Filmed over the course of five weeks in 2015, while Matt Smith was between gigs on Doctor Who and The Crown and Natalie Dormer was on hiatus from Game of Thrones, zombie flick Patient Zero is an example of how a charismatic cast can only do so much for a film with limited resources, bad direction, and an uninspired script.
It must have been jarring for Smith to go from this production to production on the first season of Netflix’s The Crown, which, at the time of its filming, was the most expensive TV show in Netflix history. It’s not fair to compare a $130 million production to whatever the hell Patient Zero cost to make, but comparing the work of this film’s talented cast to their work in the many, other infinitely better projects they’ve all worked on is one of the only strategies that makes this truly terrible movie watchable.
Stefan Ruzowitzky (The Counterfeiters) directs from a script by Mike Le (Dark Summer) about a post-apocalyptic world in which a global pandemic has turned almost the entire world’s population into flesh-eating monsters known here as The Infected. Only a handful of not-zombies—sorry, “uninfected”—remain. Patient Zero follows a group of scientists, military men, and refugees locked inside an underground bunker where Matt Smith’s Morgan and Natalie Dormer’s Dr. Gina Rose work to find “patient zero” and develop a cure for zombie-ism.

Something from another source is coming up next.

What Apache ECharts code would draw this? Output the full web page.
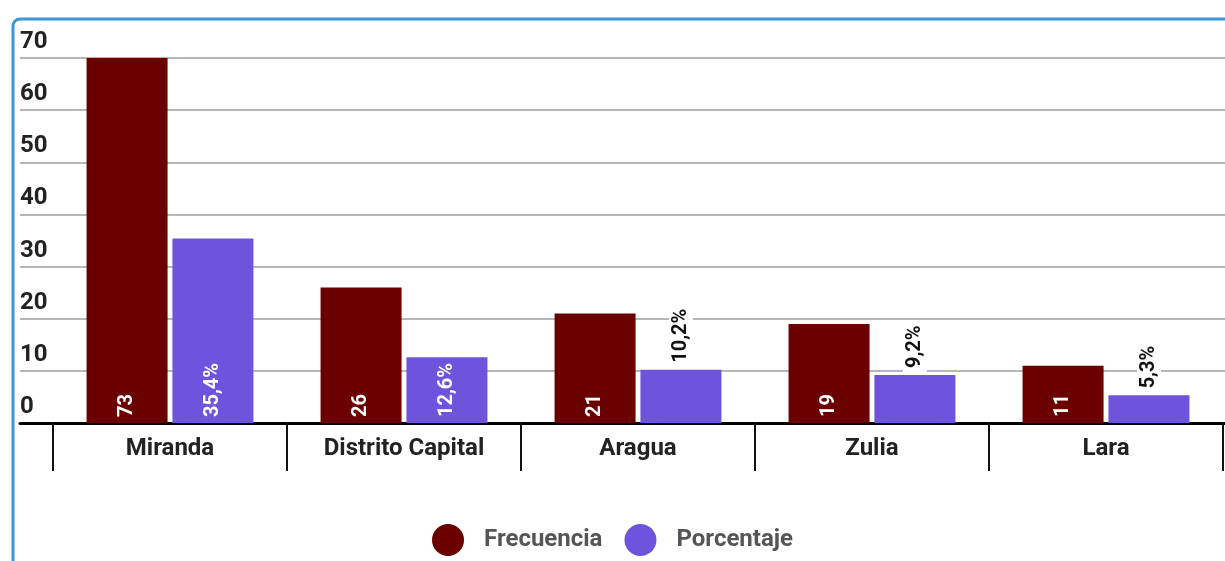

There are a few interesting, somewhat unique ideas here. Morgan is an asymptomatic victim of a zombie bite who, because of his unique situation, can communicate with the highly-intelligent, ever-evolving zombies in the film who, for some reason, can no longer speak English, but have developed some other form of language. It’s unclear what that language might sound like to uninfected observers as the film never bothers to give us this contextual information—one of many directorial oversights that serves to disorient the viewer and undermine the paper thin reality of this cinematic world.
Unfortunately, Morgan isn’t very good at interrogation, his goals and methods as erratic as Smith’s American-Canadian accent. (It’s unclear why this film isn’t just set in the U.K., as most of its main cast is, in fact, British.) The rules of zombie-ism in the film are so vague and changeable that it’s kind of understandable why this gaggle of uninfected humans is so bad at coming up with a plan for fighting the zombies off. One of Morgan’s chief methods of torture and interrogation is The Infected’s aversion to music—they can’t process harmony (yes, this is actually how the film puts it)—but the uninfected never use this method to fight off the zombies in any other scene.
Perhaps the movie used its entire music budget on the few, admittedly excellent songs Morgan uses during his interrogations? There is no soundtrack to be found in any of the other scenes, which would have gone a long way to liven this movie up or at least thrown it further into the unintentional camp cult classic world where it is the closest to finding a watchable home. This movie definitely veers into the “so bad it’s good” category a few times, notably in one of the worst filmed sex scenes I’ve scene in a long time and the inclusion of some zombie rats.
The movie gets several degrees better when Stanley Tucci’s infected professor character shows up, but that doesn’t come until well into the film’s 90-minute runtime. Watching the zombie-fied professor trade barbs with Smith’s Morgan is engaging, if sometimes unintentionally amusing when it veers into flashback, and would have made for a good frame device. One can almost imagine a Hannibal Lecter/Clarice-style relationship between these two characters serving as a backbone for the film. That is not what happens, however, and we only get a few wonderful scenes of Tucci hamming it up as the side-smirking zombie academic.
Patient Zero also stars Agyness Deyn, John Bradley (also on hiatus from Game of Thrones), Colin McFarlane, and Clive Standen. It is now available to stream on digital and VOD services. It will hit select theaters on September 14.